– Все знали, что ему баклажан нужен до зарезу, сына от гемофилии вылечить. – Глухарь плеснул в стакан водки. – Только пойди отыщи его в Зоне. Все мы тогда в Зону ходили с тайным умыслом помочь Параноику – мало он добра сделал? Так что твой Красавчик? Нашел баклажан да торговцу в «Сталкере» и толкнул. Тому, естественно, до наших бед как до звезды. Жучара, он Жучара и есть. Вот и достойная пара твоему… Так и не дождался Антошка помощи. – Глухарь не удержался и при попытке махнуть рукой едва не свалился со стула. – Много чего вспомнится, если покопаться. А что меня спас от зомби, так выхода другого у него не было. Когда на мертвяков находит, уж лучше два ствола, чем один. Хрен тебе. Я отдал ему долг. – Слова с трудом вырывались из осипшего горла. – Сполна. Мы квиты. – Глухарь замолчал.
Ника потянулась за сигаретой и с неудовольствием заметила, как дрогнула рука. Бесполезно объяснять себе, что она не догадывалась об истинном положении вещей. Но одно дело – подозревать, другое – знать наверняка.

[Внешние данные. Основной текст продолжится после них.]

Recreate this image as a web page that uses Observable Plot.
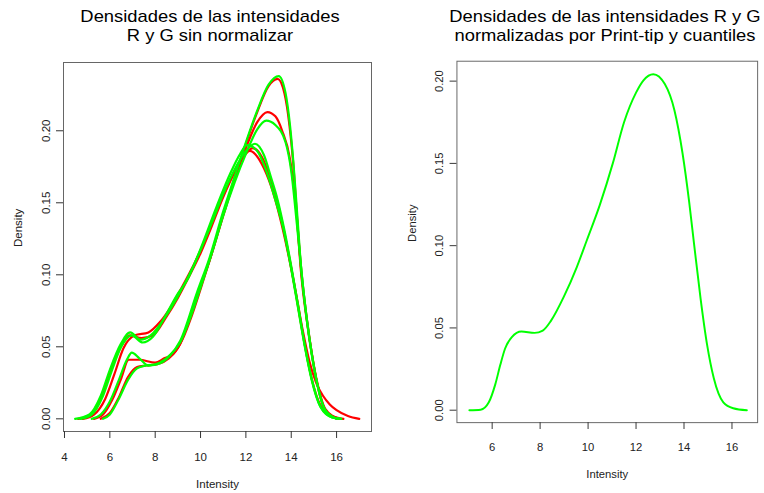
<!DOCTYPE html>
<html><head><meta charset="utf-8">
<script src="https://cdn.jsdelivr.net/npm/d3@7"></script>
<script src="https://cdn.jsdelivr.net/npm/@observablehq/plot@0.6"></script>
<style>
html,body{margin:0;padding:0;background:#fff;overflow:hidden;}
#wrap{position:relative;width:764px;height:493px;overflow:hidden;font-family:"Liberation Sans",Arial,sans-serif;background:#fff;}
.title{position:absolute;width:400px;height:19.2px;text-align:center;font-size:17px;line-height:19.2px;color:#000;white-space:nowrap;transform:scaleX(1.08);transform-origin:50% 50%;}
.panel{position:absolute;top:0;}
</style></head>
<body><div id="wrap">
<div class="panel" id="left" style="left:0"></div>
<div class="panel" id="right" style="left:382px"></div>
<div class="title" style="left:10px;top:7.2px">Densidades de las intensidades</div>
<div class="title" style="left:10px;top:26.4px">R y G sin normalizar</div>
<div class="title" style="left:405px;top:7.2px">Densidades de las intensidades R y G</div>
<div class="title" style="left:405px;top:26.4px">normalizadas por Print-tip y cuantiles</div>
</div>
<script>
// ---- Tick labels ----
const leftXTicks = [4, 6, 8, 10, 12, 14, 16];
const rightXTicks = [6, 8, 10, 12, 14, 16];
const densityTicks = [0, 0.05, 0.10, 0.15, 0.20];

// ---- Left panel: raw R (red) and G (green) densities ----
const redUpper1X = [4.8,5.3,5.8,6.2,6.6,7.1,7.7,8.2,8.7,9.2,9.7,10.2,10.7,11.2,11.7,12.17,12.7,13.1,13.5,13.9,14.2,14.5,14.8,15.1,15.4,15.7,16.0,16.5,17.0];
const redUpper1Y = [0,0.003,0.014,0.031,0.049,0.058,0.060,0.067,0.078,0.092,0.107,0.124,0.144,0.162,0.178,0.186,0.177,0.162,0.140,0.112,0.088,0.062,0.040,0.025,0.016,0.010,0.006,0.002,0];

const redUpper2X = [4.6,5.1,5.6,6.0,6.45,6.9,7.4,7.9,8.5,9.0,9.5,10.0,10.5,11.0,11.5,12.0,12.3,12.7,13.1,13.4,13.7,14.0,14.3,14.6,14.9,15.3,15.8,16.3];
const redUpper2Y = [0,0.002,0.014,0.032,0.049,0.058,0.056,0.058,0.071,0.084,0.099,0.115,0.134,0.154,0.171,0.184,0.188,0.182,0.166,0.150,0.129,0.105,0.078,0.051,0.028,0.009,0.002,0];

const redLower1X = [5.3,5.7,6.1,6.5,6.83,7.3,8.0,8.4,8.8,9.2,9.6,10.0,10.5,11.0,11.5,12.0,12.5,12.95,13.3,13.6,13.95,14.2,14.45,14.7,14.9,15.15,15.5,16.0];
const redLower1Y = [0,0.003,0.013,0.028,0.041,0.041,0.039,0.042,0.045,0.055,0.071,0.090,0.115,0.141,0.166,0.188,0.206,0.213,0.210,0.200,0.180,0.148,0.102,0.068,0.046,0.024,0.006,0];

const redLower2X = [5.6,6.0,6.4,6.8,7.2,7.6,8.1,8.6,9.1,9.8,10.4,11.0,11.5,12.0,12.5,13.0,13.4,13.7,13.92,14.08,14.22,14.42,14.68,14.9,15.15,15.5,16.1];
const redLower2Y = [0,0.004,0.015,0.029,0.036,0.037,0.038,0.042,0.052,0.084,0.110,0.142,0.167,0.191,0.213,0.231,0.236,0.226,0.204,0.179,0.148,0.104,0.069,0.046,0.025,0.007,0];

const greenUpper1X = [4.47,5.1,5.6,6.0,6.45,6.9,7.35,7.8,8.5,9.0,9.5,10.0,10.5,11.0,11.5,12.0,12.4,12.8,13.1,13.4,13.7,14.0,14.3,14.6,14.9,15.3,15.8,16.2];
const greenUpper1Y = [0,0.003,0.016,0.034,0.051,0.060,0.055,0.058,0.072,0.085,0.100,0.117,0.136,0.156,0.173,0.186,0.191,0.183,0.168,0.152,0.131,0.106,0.079,0.051,0.028,0.008,0.001,0];

const greenUpper2X = [4.7,5.2,5.7,6.1,6.5,6.95,7.45,7.9,8.5,9.0,9.4,10.0,10.7,11.3,11.75,12.05,12.5,12.9,13.3,13.65,14.0,14.3,14.6,14.9,15.3,15.8,16.2];
const greenUpper2Y = [0,0.003,0.016,0.034,0.050,0.058,0.053,0.057,0.073,0.087,0.096,0.118,0.147,0.170,0.184,0.190,0.186,0.172,0.152,0.132,0.104,0.077,0.050,0.027,0.008,0.001,0];

const greenLower1X = [5.2,5.6,6.0,6.4,6.75,6.97,7.3,7.7,8.2,8.7,9.1,9.5,10.0,10.5,11.0,11.5,12.0,12.5,12.9,13.3,13.75,14.0,14.25,14.5,14.7,14.9,15.15,15.5,16.0];
const greenLower1Y = [0,0.003,0.012,0.027,0.041,0.046,0.042,0.037,0.039,0.045,0.053,0.068,0.091,0.115,0.141,0.164,0.184,0.201,0.207,0.204,0.192,0.172,0.135,0.095,0.067,0.045,0.024,0.006,0];

const greenLower2X = [5.7,6.0,6.4,6.8,7.2,7.6,8.1,8.6,9.1,9.85,10.4,11.0,11.5,12.0,12.5,13.0,13.45,13.75,13.95,14.1,14.25,14.45,14.7,14.9,15.15,15.5,16.0];
const greenLower2Y = [0,0.003,0.014,0.027,0.035,0.037,0.038,0.043,0.054,0.088,0.112,0.144,0.168,0.192,0.214,0.232,0.238,0.226,0.203,0.177,0.145,0.102,0.068,0.046,0.024,0.006,0];

// ---- Right panel: normalized density ----
const normX = [5.05,5.52,5.86,6.13,6.34,6.54,6.82,7.22,7.77,8.11,8.45,8.99,9.53,9.94,10.49,11.03,11.5,12.0,12.31,12.72,13.2,13.6,13.94,14.22,14.42,14.69,14.96,15.24,15.64,16.05,16.62];
const normY = [0,0.0003,0.0048,0.0157,0.0276,0.0375,0.0444,0.0478,0.047,0.0484,0.0543,0.069,0.087,0.103,0.1248,0.150,0.175,0.193,0.2005,0.2042,0.1982,0.1823,0.156,0.126,0.101,0.068,0.040,0.0196,0.0048,0.0012,0];

const RED = "#ff0000", GREEN = "#00ff00";
const leftSeries = [
  {x: redUpper1X, y: redUpper1Y, c: RED},
  {x: redUpper2X, y: redUpper2Y, c: RED},
  {x: redLower1X, y: redLower1Y, c: RED},
  {x: redLower2X, y: redLower2Y, c: RED},
  {x: greenUpper1X, y: greenUpper1Y, c: GREEN},
  {x: greenUpper2X, y: greenUpper2Y, c: GREEN},
  {x: greenLower1X, y: greenLower1Y, c: GREEN},
  {x: greenLower2X, y: greenLower2Y, c: GREEN}
];
const toRows = (xs, ys) => xs.map((x, i) => ({x, y: ys[i]}));

function panelMarks(xTicks) {
  return [
    Plot.frame({stroke: "#666", strokeWidth: 1}),
    Plot.axisX({ticks: xTicks, tickSize: 7, tickPadding: 14, label: null, tickFormat: d => String(d), stroke: "#333"}),
    Plot.axisY({ticks: densityTicks, tickSize: 7, tickRotate: -90, tickPadding: 7, label: null, tickFormat: d => d.toFixed(2), stroke: "#333"}),
    Plot.text(["Intensity"], {text: d => d, frameAnchor: "bottom", lineAnchor: "top", dy: 48.5}),
    Plot.text(["Density"], {text: d => d, frameAnchor: "left", rotate: -90, lineAnchor: "bottom", dx: -41.6})
  ];
}
const style = {fontFamily: '"Liberation Sans", Arial, sans-serif', fontSize: "11.5px", background: "transparent", color: "#222", overflow: "visible"};

const left = Plot.plot({
  width: 382, height: 493,
  marginLeft: 63, marginRight: 11, marginTop: 62, marginBottom: 62,
  style,
  x: {domain: [3.956, 17.54]},
  y: {domain: [-0.0088, 0.2474]},
  marks: [
    ...panelMarks(leftXTicks),
    ...leftSeries.map(s => Plot.line(toRows(s.x, s.y), {x: "x", y: "y", stroke: s.c, strokeWidth: 2.2, curve: "monotone-x"}))
  ]
});
document.getElementById("left").appendChild(left);

const right = Plot.plot({
  width: 390, height: 493,
  marginLeft: 76, marginRight: 7, marginTop: 62, marginBottom: 62,
  style,
  x: {domain: [4.531, 17.07]},
  y: {domain: [-0.00756, 0.2121]},
  marks: [
    ...panelMarks(rightXTicks),
    Plot.line(toRows(normX, normY), {x: "x", y: "y", stroke: GREEN, strokeWidth: 2, curve: "monotone-x"})
  ]
});
document.getElementById("right").appendChild(right);
</script>
</body></html>
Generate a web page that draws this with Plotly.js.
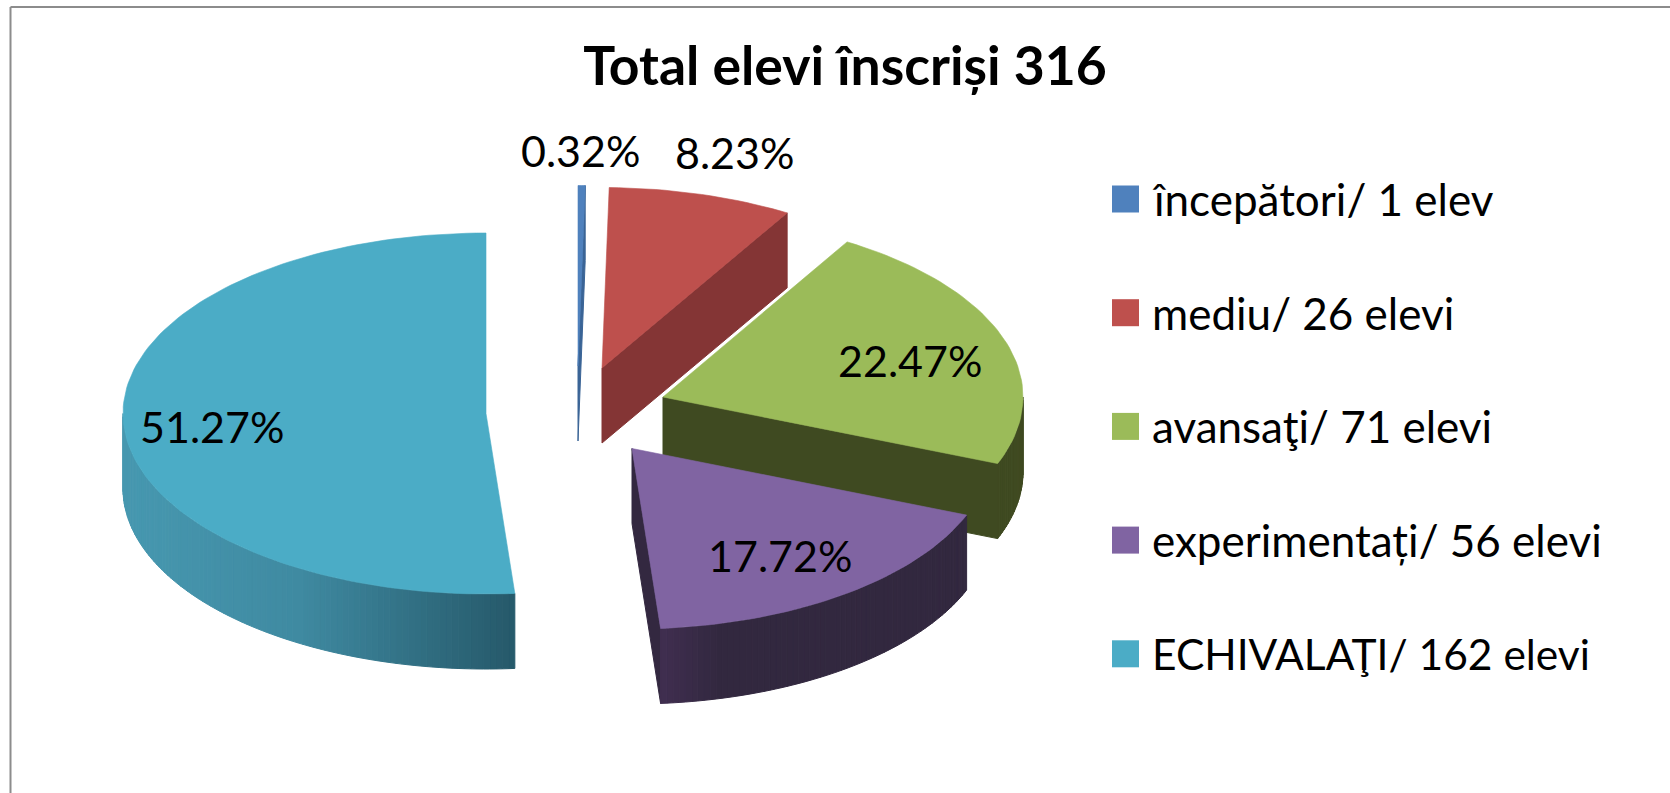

Ей удалось прикурить с третьей попытки. Первая же затяжка вернула ей способность думать.
В баре ничего не изменилось с тех пор, как она была здесь в последний раз. Последний и единственный. Возможно, никто так и не увидел бы ее не только в «Приюте», но и в городе вообще. Если, конечно, считать квартиру, в которой она просидела безвылазно почти год, чем-то самостоятельным и обособленным.
Туда, в однокомнатную квартиру с мебелью, протертой до дыр, с драценой, постепенно переродившейся в грозу растительного мира, привез Нику, вернее, то, что она на тот момент собой представляла, Красавчик. Кем она была? Пугливым существом, вздрагивающим от каждого шороха, с трудом переставляющим ноги. Каждый шаг в прямом смысле давался ей с болью и кровью. Иного не позволял плохо заживающий шов, стянувший кожу в промежности. Кровавые волдыри на прокушенных губах и такая тоска в глазах, окруженных черными тенями, что отводил взгляд даже Красавчик, повидавший в Зоне немало.
– Живи, – сказал он. – Будет тебе пристанище.
Ника жила. В четырех стенах, с редкими вылазками в ближайший ларек и к Ляльке – неожиданно появившейся подруге. Все остальное, в чем она нуждалась, нуждается или будет нуждаться, приносил Красавчик. Он часто пропадал в Зоне неделю, а то и больше. Первые два-три дня после возвращения пил беспробудно. Потом они долго говорили, иногда сутками напролет. За все это время, пока заживали раны – телесные быстрее, душевные медленнее, – Красавчик ни разу не увидел в ней женщины. Ника была ему за это благодарна.
За это и еще за то, что осталась жива.
Ника посмотрела Глухарю в глаза, тщетно пытаясь поймать его взгляд. Знал ли он об этом? Вряд ли. Рассказ, как на духу выложенный сейчас, прозвучит не к месту, как лечение после скоропостижной смерти клиента.
Гул пьяных голосов нарастал. Все было так же, как в тот раз, почти полгода назад. Опытные сталкеры пили молча, сходившие в Зону по первому разу надирались весело и шумно. Радовались, что живы остались. Эйфория, сродни той, что позволяет чувствовать себя крутым гонщиком новичку, отъездившему всего год за рулем новенького автомобиля.
– Темная ночь. Живодер тащит сталкера. – Хриплый тенорок выделился из общего шума. – Тот отбивается изо всех сил, орет матом…
Концовка анекдота потонула в начальных аккордах музыки, хлестнувшей по ушам. Тяжелый рок селевым потоком накрыл задымленный зал. Оглушительные низы, которым вторила стеклянным звоном посуда, оставшаяся без внимания на столах, заставили Нику оторваться от разглядывания защитного артефакта. На шее Глухаря дрожала в свете прожекторов капля воды, подвешенная на цепочке.